People Features
Kids are more sober, parents are getting high these days
By Stone Martindale Sep 10, 2006, 22:22 GMT

"Real Time" Bill Maher - pointed out the kids are more abstemious, and the parents are getting baked... © Scott Alan / Photorazzi
WASHINGTON — On the recent HBO show, “Real Time with Bill Maher”, the news was shared with Maher’s celebrity guest panel trio that Baby Boomers-those born in the fertile post-World War II days up until 1959, are not “just saying no” and getting high at unprecedented rates.
PJ O’Rourke, 59, a political satirist and panelist on Maher’s “Real Time” joked: “It’s because we HAVE kids.”
Blame it on being sandwiched between aging parents and trying children, or perhaps having more discretionary income than either group, but Boomers are throwing caution to the wind and enjoying self-medicating alternatives to alcohol.
The government reported that 4.4 percent of baby boomers ages 50 to 59 indicated that they had used illicit drugs in the past month. It marks the third consecutive yearly increase recorded for that age group by the National Survey on Drug Use and Health.
Strangely illicit drug use among young teens trended downward for the third consecutive year — from 11.6 percent in 2002 to 9.9 percent in 2005.

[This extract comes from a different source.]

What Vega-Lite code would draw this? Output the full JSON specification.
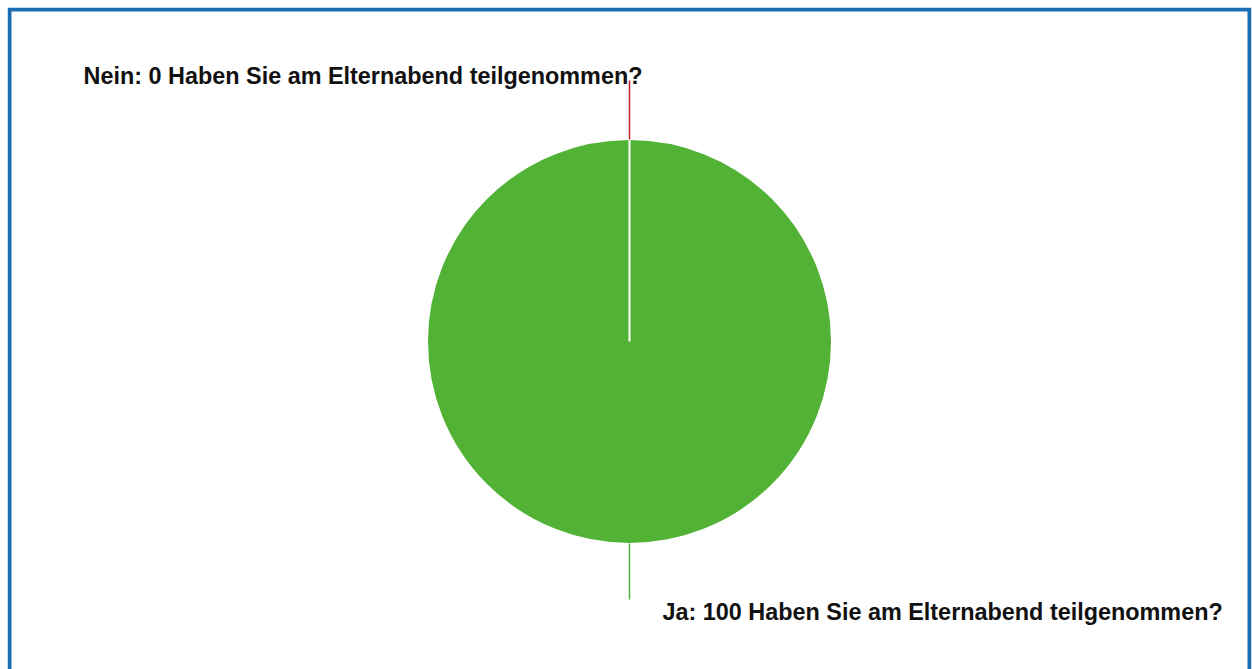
{
  "$schema": "https://vega.github.io/schema/vega-lite/v6.json",
  "width": 1252,
  "height": 669,
  "autosize": {"type": "fit", "contains": "padding"},
  "padding": {"left": 7.5, "top": 7.5, "right": 0.5, "bottom": -6.5},
  "background": "white",
  "config": {"view": {"stroke": null}},
  "data": {
    "values": [
      {"answer": "Ja", "value": 100, "label": "Ja: 100 Haben Sie am Elternabend teilgenommen?"},
      {"answer": "Nein", "value": 0, "label": "Nein: 0 Haben Sie am Elternabend teilgenommen?"}
    ]
  },
  "layer": [
    {
      "transform": [{"filter": "datum.answer === 'Ja'"}],
      "mark": {"type": "rect", "fill": null, "stroke": "#1b6db4", "strokeWidth": 4, "clip": true, "xOffset": 2, "x2Offset": -2, "yOffset": 2, "y2Offset": 12},
      "encoding": {
        "x": {"value": 0},
        "x2": {"value": "width"},
        "y": {"value": 0},
        "y2": {"value": "height"}
      }
    },
    {
      "mark": {"type": "arc", "radius": 202.5, "stroke": "white", "strokeWidth": 2},
      "encoding": {
        "theta": {"field": "value", "type": "quantitative", "stack": true},
        "color": {
          "field": "answer",
          "type": "nominal",
          "scale": {"domain": ["Ja", "Nein"], "range": ["#52b235", "#cc1f2f"]},
          "legend": null
        },
        "order": {"field": "answer", "sort": "ascending"}
      }
    },
    {
      "transform": [{"filter": "datum.answer === 'Nein'"}],
      "mark": {"type": "arc", "stroke": "#cc1f2f", "strokeWidth": 1.5, "fill": "#cc1f2f"},
      "encoding": {
        "theta": {"value": 0},
        "theta2": {"value": 0},
        "radius": {"value": 261},
        "radius2": {"value": 202}
      }
    },
    {
      "transform": [{"filter": "datum.answer === 'Ja'"}],
      "mark": {"type": "arc", "stroke": "#52b235", "strokeWidth": 1.5, "fill": "#52b235"},
      "encoding": {
        "theta": {"value": 3.14159265},
        "theta2": {"value": 3.14159265},
        "radius": {"value": 258},
        "radius2": {"value": 202}
      }
    },
    {
      "transform": [{"filter": "datum.answer === 'Nein'"}],
      "mark": {"type": "text", "align": "right", "baseline": "alphabetic", "dx": 13, "font": "Liberation Sans", "fontWeight": "bold", "fontSize": 23.4, "color": "#111111"},
      "encoding": {
        "theta": {"value": 0},
        "radius": {"value": 258},
        "text": {"field": "label"}
      }
    },
    {
      "transform": [{"filter": "datum.answer === 'Ja'"}],
      "mark": {"type": "text", "align": "left", "baseline": "alphabetic", "dx": 33, "font": "Liberation Sans", "fontWeight": "bold", "fontSize": 23.4, "color": "#111111"},
      "encoding": {
        "theta": {"value": 3.14159265},
        "radius": {"value": 278},
        "text": {"field": "label"}
      }
    }
  ]
}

"Rarely have we seen a story like this where this is such an obvious contrast as one generation goes off stage right, and entering stage left is a generation that learned a lesson somehow and they're doing something very different," said David Murray, special assistant to the director for the Office of National Drug Control Policy.
The annual survey on drug use and health involves interviews of about 67,500 people. It provides an important snapshot of how many Americans drink, smoke and use drugs such as marijuana, cocaine and methamphetamine.
Groups seeking the legalization of marijuana said the results show that the United States is spending billions and incarcerating millions, yet drugs remain widely available.
"The government's current approach to drugs, with its drug free rhetoric and over-reliance on punitive, criminal justice policies costs billions more each year yet delivers less and less," said Bill Piper, director of national affairs for the Drug Policy Alliance.
Murray said the peak of drug use among youth in the United States occurred in the late 1970s.
"And they brought it with them like baggage when they hit 50 and 60," Murray said.
Drug use by baby boomers increased from 2.7 percent in 2002 to 4.4 percent last year. Marijuana was by far their drug of choice, Murray said.